Why performing from memory? Advantages and disadvantages.
Irina Kurilova, professional training student at WKMT, rehearsing Tchaikovsky Piano Concerto No. 1 -from memory -
In the European concert tradition, the practice of playing from memory, appears to be a relatively recent development. It began in the second half of the nineteenth century, when Franz Liszt and Clara Schumann created a novel sensation in the salons and concert halls of Europe by playing without a score. Today, the ability to play from memory is a central feature of the concert soloist’s professional competence (Chaffin & Imreh, 1997) and has inevitably become regarded as a measure of excellence (Williamon, 2002).
When playing the piano, in particular, the demands placed on memory are remarkable, sometimes requiring the production of over 1000 notes a minute for periods of up to 50 minutes (Chaffin & Imreh, 1997). This is why memory lapses are not uncommon. As musicians, we must deal with varied aspects of music (i.e. learning, memorising and playing in public) on a regular, perhaps daily basis and what we do is very intertwined with performance. It could be argued that the better a musician functions under performance conditions, the more likely they are able to achieve their goals -i.e. a convincing and effective rendition (Gordon, 2010). The requirement of playing from memory is a source of tremendous anxiety for pianists. More than one concert artist has argued that playing from memory should be abolished (Williamon, in press). No pianist today could have a successful career without extremely well-developed memorisation skills. Amongst the multitude of books about piano technique and piano pedagogy, few have much to say about memorisation in general (Chaffin, Imreh & Crawford, 2002) and memory failures in particular. For instance, many manuals on the subject seem to explain memory slips simply blaming the amateurs and their lack of expertise, as opposed to world-class artists who would have such highly developed memorisation skills that they are beyond thinking or worrying about how they do it. I would rather agree with John Browning, who states that memorising is an issue for every pianist. Thus, it would be enlightening to investigate further the hidden reasons behind the preference of using or not the score on the stage.
Ascertained that in the mid-19th century performing long pieces of the piano literature from memory represented a pinnacle of human achievement, as well as a remarkable accomplishment, this sensational innovation soon became a norm. The new feeling of performing without a score added yet another source of stress to the performer’s life, as to use a score implied that you didn’t know the piece properly and began to suggest a lack of professionalism. Today memorized performance is a standard endeavour (Chaffin, Imreh & Crawford, 2002). Indeed, most musicians are unable to make a living as performers; furthermore the stresses associated with becoming a professional musician are immense (Salmon & Meyer, 1992). In light of the above, as a pianist, a simple and naive question seems almost inevitable to me: why should a pianist perform from memory? The well-known British pianist and composer Stephen Hough, tried to list the pros and cons related to the practice of playing from memory:
1) As performing on stage is not just about hearing, but also seeing, using the score could spoil the theatrical event like a script in an actor’s hand.
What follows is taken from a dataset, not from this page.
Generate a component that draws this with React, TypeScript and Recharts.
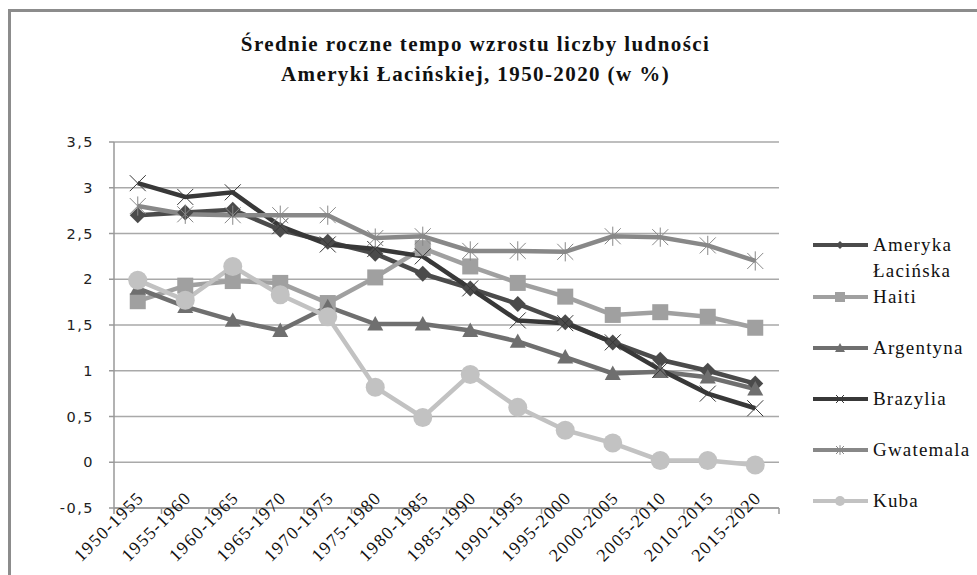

2) There are many practical disadvantages involved, i.e., insufficient light to see the pages, the need for a page turner, the actual inability to look at the score during a virtuos passage when the eyes are required to guide the fingers on the keys, the visual distraction for the audience, the sound-blockage of the music desk.
3) When we perform something for an audience, we have to learn it in detail; if we can sight-read well and the notes are not complicated there is always the danger of presenting something which is not properly prepared.
Nevertheless, there are possible advantages:
1) Taking away the fear of forgetting, liberating the mind to concentrate on the music itself.
2) Enabling the musician to play what is really there, constantly uncovering anew the message left in code by the composer.
3) Allowing for greater variety of repertoire.
(S. Hough, 2011).
The reasons behind using or not using the score seem to be both psychological and practical. Personally, I have always been sceptical about the possibility of using the score while performing. In fact, this doesn’t seem to offer me a great freedom of expression and, as Hough puts it, it could also represent a limitation when it comes to facing virtuos and tricky passages. At this stage, regardless of my own personal experience, I do not think it would be appropriate to state that all pianists should not use the score during a public solo performance.
Aiello R & Williamon A (2002), “Memory”, in R Parncutt & GE McPherson (eds.) The Science and Psychology of Music Performance: Creative Strategies for Teaching and Learning (pp. 167-181), Oxford University Press.
Chaffin, R., Imreh, G., & Crawford, M. (2002). Practicing perfection: Memory and piano performance. Mahwah, NJ: Erlbaum Associates.
Chaffin, R. & Imreh, G. (1997) “Pulling Teeth and Torture”: Musical Memory and Problem Solving. Thinking and Reasoning, 3 (4), 315-336
Hough, S., (2011) ‘Liszt: The man who invented the stage fright’, The Telegraph.
Gordon, S., (2010) Mastering the Art of Performance: A Primer for Musicians. Oxford University Press.